In 1942, when Bengal was hit by a disastrous cyclone, many of the region’s crops were ruined. At that time, there was already a case of rapid price inflation due to wartime demands. Much of the food produced in Bengal was exported to British and Indian troops over in the Middle East, even though there was not enough food inside the country. To make matters worse, merchants would often hoard food, hoping that prices would rise and their profits would increase. People suffered from these high prices, for although there was enough food to feed everyone, poverty prevented anyone from obtaining it. Due to its preoccupation with the ongoing war, Britain could not respond immediately to the desperate need of food in Bengal. Higher priority was given to the British than to the Indians. Even as Bengalines pleaded with the British for help, their cries were ignored, as Britain placed guns before grain. Furthermore, the government in the area did nothing to aid the food crisis. They refused to ban exports and made no attempts to import food from elsewhere.
Despite the catastrophe that had taken place, the famine was quickly forgotten by people after the war as Britain vehemently denied the existence of such a famine. Starvation ended eventually after Britain supplied an emergency 1 million tons of grain to Bengal that brought prices back to normal and gave the people ability to purchase food once again.
The Great Chinese Famine
Too Fast, Too Furious
The Great Chinese Famine, which lasted from 1958 to 1961, is currently officially known as the Three Years of Natural Disasters. In the year of 1957, Chairman Mao actively encouraged economic developments and industrial developments, especially in steel production. In short, China wanted to achieve what Britain had achieved in steel production by the end of 15 years. Thus, citizens were forced to work in cooperatives, or collective farms while the government tried to achieve the unrealistic goal of setting up establishments that would allow people to eat free of charge. During this period, much debt was accumulated due to the enormous amounts the government had spent on heavy industry. By 1959, grain reserves had been used up and the Three Years of Natural Disasters were taking their toll.
In the Face of Hunger
The Yellow River, China’s most vital asset for agriculture, flooded eastern China in July 1959. This and other abnormal weather conditions such as the drought in 1960 coincided with the flawed government policies, which eventually brought about famine to the people of China. An estimated 14-26 million people died during these three years, while 21-34 million fewer births were conceived as compared to previous years. At the same time, the Chinese government neglected the agricultural sector and reported false numbers about the amount of crops produced. The government, which did not care enough about the actual output numbers, made up ideal figures to create the illusion that all was going well when in reality, it could not have been any worse. While 190 to 200 million tons of grain could be produced annually under normal weather conditions, only 170 million tons were produced in 1959, while less than 150 million tons were produced in 1960 and 1961. The average national grain output per person was 308 kg in 1956 and 1957, but in 1959 and 1960 the number fell by 17% and 30% respectively.

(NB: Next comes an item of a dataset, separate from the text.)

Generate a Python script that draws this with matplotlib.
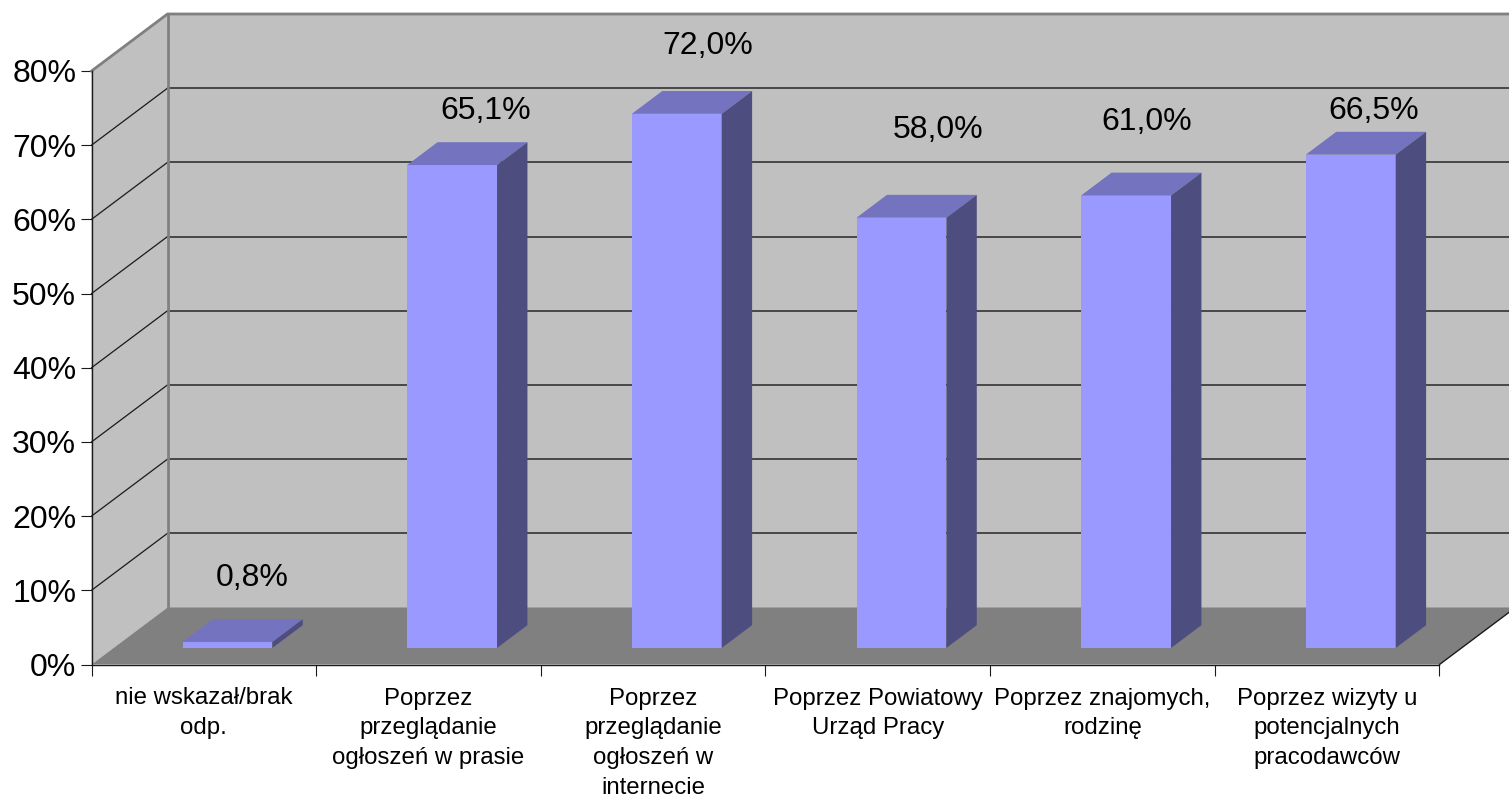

I went to one village and saw 100 corpses, then another village and another 100 corpses. No one paid attention to them. People said that dogs were eating the bodies. “Not true,” I said. “The dogs had long ago been eaten by the people.” This is what Yu Dehong, a secretary of a party official in Xinyang in 1959 and 1960, observed during the famine. Although the exact number of deaths is still disputed today, the severity of the Great Chinese Famine and its ramifications remain as incontrovertible as ever.
The North Korean Famine
A Decade of Crisis
Beginning in 1995, peaking in 1997, and raging on today, the North Korean Famine has already taken up to three million lives. This dire famine is a result of many events, including the collapse of the Soviet Union, five years of intense flooding, and inefficient production of food.
When China and the USSR withdrew food subsidies in the 1990s, the overall supply of food dropped dramatically. Due to the sudden scarcity of food, there was a sharp rise in demand which, in result, led to an increase in price. Consequently, authorities lowered grain ratios for farm families from 167 kg per person per year to 107 kg. Although there was international food aid throughout the mid-1990s, the timing of such aid did not coincide with the climax of the famine. In addition, internally, the government was clueless on how to deal with the crisis. During this time, death rates increased, birth rates dropped and household sizes shrunk. Finally, conditions became so unbearable that refugees began to flee from North Korea to China.
A Nation of Hunger
The Chinese Great Famine and the North Korean Famine are very similar in that both governments were aiming to transform an agricultural economy into an industrial one. Both governments also refused to admit that all was not going as they had planned, for by the peak of the North Korean Famine in 1997, 16.5% of children were wasted, 38.2% of children were stunted and around 600,000 to 1 million people had died. Since 1995, North Korea has become increasingly dependent on international food aid to provide sustenance for 23 million people. The amount of international aid however has since decreased due to the continuing nuclear program of the country. As a result, many parts of North Korea, excluding Pyongyang, are still experiencing a constant shortage of food.
Now, sure that the men were gone, Iryna ventured out of the closet. She cautiously made her way out the bedroom door and into the living room. “Papa?” she whispered. “Papa?” Then she saw him. He was lying on the ground near the table, face down, a small pool of dark red liquid enveloping him. Iryna closed her eyes, unable to believe what she saw. When she opened them, she saw Papa still there, still dead. She saw the oatmeal, still there, still cold and untouched.